_Aim of the task_
Output each entry that follows exactly. Images stay out.

(Items listed in a dataset)
----
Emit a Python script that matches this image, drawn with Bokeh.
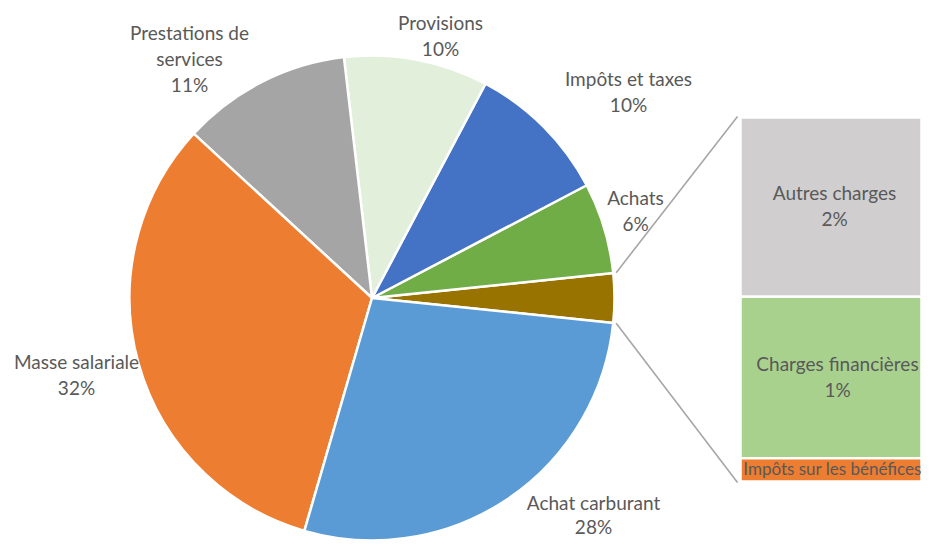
import numpy as np
from bokeh.plotting import figure
from bokeh.models import Range1d, ColumnDataSource
from bokeh.core.properties import value
from bokeh.embed import file_html
from bokeh.resources import INLINE

# ---------------- data ----------------
main_labels = ["Achats", "Impôts et taxes", "Provisions", "Prestations de services",
               "Masse salariale", "Achat carburant"]
main_values = [6.05, 9.55, 9.6, 11.3, 32.35, 27.85]
main_colors = ["#70AD47", "#4472C4", "#E2EFDA", "#A5A5A5", "#ED7D31", "#5B9BD5"]

other_labels = ["Autres charges", "Charges financières", "Impôts sur les bénéfices"]
other_values = [1.62, 1.46, 0.21]
other_colors = ["#D0CECE", "#A9D18E", "#ED7D31"]
other_color_pie = "#997300"
other_show_pct = [True, True, False]

# ---------------- layout ----------------
W, H = 930, 543
def sx(x):
    return x
def sy(y):
    return H - y

cx, cy, R = sx(371.5), sy(297.5), 242.5
bar_left, bar_right = sx(740), sx(921)
bar_top, bar_bottom = sy(117), sy(481)
TXT = "#595959"
FONT = value("Lato")
FS = "19px"
LINE_SP = 26

p = figure(width=W, height=H, output_backend="svg", toolbar_location=None,
           x_range=Range1d(0, W), y_range=Range1d(0, H), min_border=0)
p.axis.visible = False
p.grid.visible = False
p.outline_line_color = None
p.background_fill_color = "white"
p.border_fill_color = "white"

total = sum(main_values) + sum(other_values)
other_total = sum(other_values)
fr_other = other_total / total
vals = [other_total] + main_values
cols = [other_color_pie] + main_colors
fracs = np.array(vals) / total
ends = np.cumsum(fracs) * 2 * np.pi - fr_other * np.pi
starts = ends - fracs * 2 * np.pi

p.wedge(x=cx, y=cy, radius=R, start_angle=starts, end_angle=ends,
        fill_color=cols, line_color="white", line_width=2.5)

# connector lines
a0, a1 = starts[0], ends[0]
rr = R + 3
p.line([cx + rr * np.cos(a1), bar_left - 3], [cy + rr * np.sin(a1), bar_top + 1],
       line_color="#A6A6A6", line_width=1.6)
p.line([cx + rr * np.cos(a0), bar_left - 3], [cy + rr * np.sin(a0), bar_bottom - 1],
       line_color="#A6A6A6", line_width=1.6)

# stacked bar of "other" (top to bottom)
k = (bar_top - bar_bottom) / other_total
tops, bots = [], []
cur = bar_top
for v in other_values:
    tops.append(cur)
    cur -= v * k
    bots.append(cur)
p.quad(left=bar_left, right=bar_right, top=tops, bottom=bots,
       fill_color=other_colors, line_color="white", line_width=2.5)

# ---------------- labels ----------------
label_pos = {
    "Prestations de services": (189, 32, ["Prestations de", "services"], FS, LINE_SP),
    "Provisions": (440, 22, None, FS, LINE_SP),
    "Impôts et taxes": (628, 78, None, FS, LINE_SP),
    "Achats": (635, 197, None, FS, LINE_SP),
    "Masse salariale": (76, 361, None, FS, LINE_SP),
    "Achat carburant": (593, 502, None, FS, 24),
    "Autres charges": (834, 192, None, FS, LINE_SP),
    "Charges financières": (837, 363, None, FS, LINE_SP),
    "Impôts sur les bénéfices": (832, 468, None, "17px", LINE_SP),
}

rows = {}
def add_label(name, v, show_pct=True):
    x, y, lines, fs, sp = label_pos[name]
    lines = list(lines) if lines else [name]
    if show_pct:
        lines.append(f"{round(v / total * 100):.0f}%")
    d = rows.setdefault(fs, dict(x=[], y=[], text=[]))
    for i, ln in enumerate(lines):
        d["x"].append(sx(x))
        d["y"].append(sy(y + i * sp))
        d["text"].append(ln)

for n, v in zip(main_labels, main_values):
    add_label(n, v)
for n, v, s in zip(other_labels, other_values, other_show_pct):
    add_label(n, v, s)

for fs, d in rows.items():
    p.text(x="x", y="y", text="text", source=ColumnDataSource(d), text_align="center",
           text_baseline="middle", text_font=FONT, text_font_size=fs, text_color=TXT)

open("out.html", "w").write(file_html(p, INLINE))
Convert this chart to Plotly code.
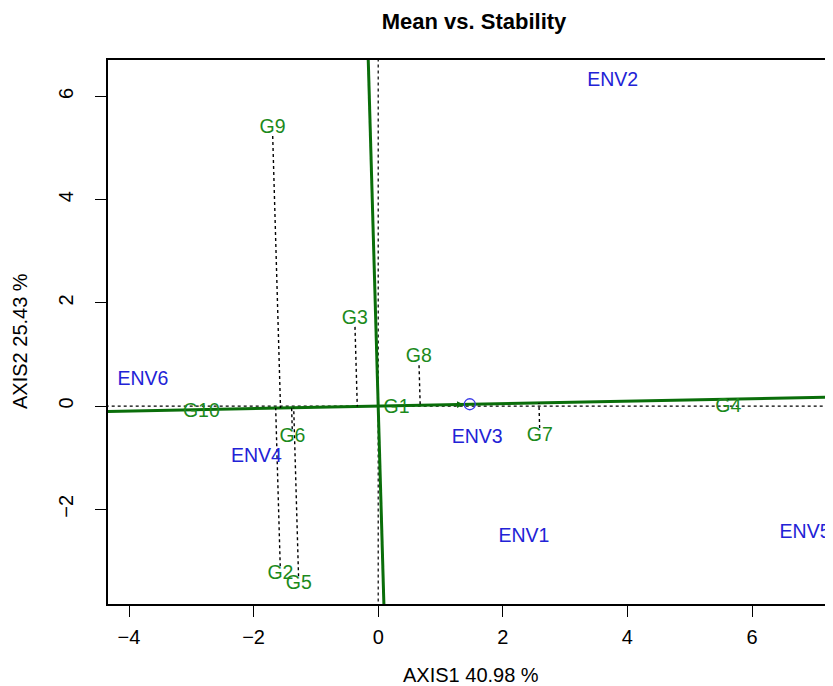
----
_Problem solution_
Emit a Python script that matches this image, drawn with Bokeh.
import numpy as np
from bokeh.plotting import figure
from bokeh.models import Range1d, ColumnDataSource
from bokeh.core.properties import value
from bokeh.embed import file_html
from bokeh.resources import INLINE

# ---------------- data ----------------
main_labels = ["Achats", "Impôts et taxes", "Provisions", "Prestations de services",
               "Masse salariale", "Achat carburant"]
main_values = [6.05, 9.55, 9.6, 11.3, 32.35, 27.85]
main_colors = ["#70AD47", "#4472C4", "#E2EFDA", "#A5A5A5", "#ED7D31", "#5B9BD5"]

other_labels = ["Autres charges", "Charges financières", "Impôts sur les bénéfices"]
other_values = [1.62, 1.46, 0.21]
other_colors = ["#D0CECE", "#A9D18E", "#ED7D31"]
other_color_pie = "#997300"
other_show_pct = [True, True, False]

# ---------------- layout ----------------
W, H = 930, 543
def sx(x):
    return x
def sy(y):
    return H - y

cx, cy, R = sx(371.5), sy(297.5), 242.5
bar_left, bar_right = sx(740), sx(921)
bar_top, bar_bottom = sy(117), sy(481)
TXT = "#595959"
FONT = value("Lato")
FS = "19px"
LINE_SP = 26

p = figure(width=W, height=H, output_backend="svg", toolbar_location=None,
           x_range=Range1d(0, W), y_range=Range1d(0, H), min_border=0)
p.axis.visible = False
p.grid.visible = False
p.outline_line_color = None
p.background_fill_color = "white"
p.border_fill_color = "white"

total = sum(main_values) + sum(other_values)
other_total = sum(other_values)
fr_other = other_total / total
vals = [other_total] + main_values
cols = [other_color_pie] + main_colors
fracs = np.array(vals) / total
ends = np.cumsum(fracs) * 2 * np.pi - fr_other * np.pi
starts = ends - fracs * 2 * np.pi

p.wedge(x=cx, y=cy, radius=R, start_angle=starts, end_angle=ends,
        fill_color=cols, line_color="white", line_width=2.5)

# connector lines
a0, a1 = starts[0], ends[0]
rr = R + 3
p.line([cx + rr * np.cos(a1), bar_left - 3], [cy + rr * np.sin(a1), bar_top + 1],
       line_color="#A6A6A6", line_width=1.6)
p.line([cx + rr * np.cos(a0), bar_left - 3], [cy + rr * np.sin(a0), bar_bottom - 1],
       line_color="#A6A6A6", line_width=1.6)

# stacked bar of "other" (top to bottom)
k = (bar_top - bar_bottom) / other_total
tops, bots = [], []
cur = bar_top
for v in other_values:
    tops.append(cur)
    cur -= v * k
    bots.append(cur)
p.quad(left=bar_left, right=bar_right, top=tops, bottom=bots,
       fill_color=other_colors, line_color="white", line_width=2.5)

# ---------------- labels ----------------
label_pos = {
    "Prestations de services": (189, 32, ["Prestations de", "services"], FS, LINE_SP),
    "Provisions": (440, 22, None, FS, LINE_SP),
    "Impôts et taxes": (628, 78, None, FS, LINE_SP),
    "Achats": (635, 197, None, FS, LINE_SP),
    "Masse salariale": (76, 361, None, FS, LINE_SP),
    "Achat carburant": (593, 502, None, FS, 24),
    "Autres charges": (834, 192, None, FS, LINE_SP),
    "Charges financières": (837, 363, None, FS, LINE_SP),
    "Impôts sur les bénéfices": (832, 468, None, "17px", LINE_SP),
}

rows = {}
def add_label(name, v, show_pct=True):
    x, y, lines, fs, sp = label_pos[name]
    lines = list(lines) if lines else [name]
    if show_pct:
        lines.append(f"{round(v / total * 100):.0f}%")
    d = rows.setdefault(fs, dict(x=[], y=[], text=[]))
    for i, ln in enumerate(lines):
        d["x"].append(sx(x))
        d["y"].append(sy(y + i * sp))
        d["text"].append(ln)

for n, v in zip(main_labels, main_values):
    add_label(n, v)
for n, v, s in zip(other_labels, other_values, other_show_pct):
    add_label(n, v, s)

for fs, d in rows.items():
    p.text(x="x", y="y", text="text", source=ColumnDataSource(d), text_align="center",
           text_baseline="middle", text_font=FONT, text_font_size=fs, text_color=TXT)

open("out.html", "w").write(file_html(p, INLINE))
Convert this chart to Plotly code.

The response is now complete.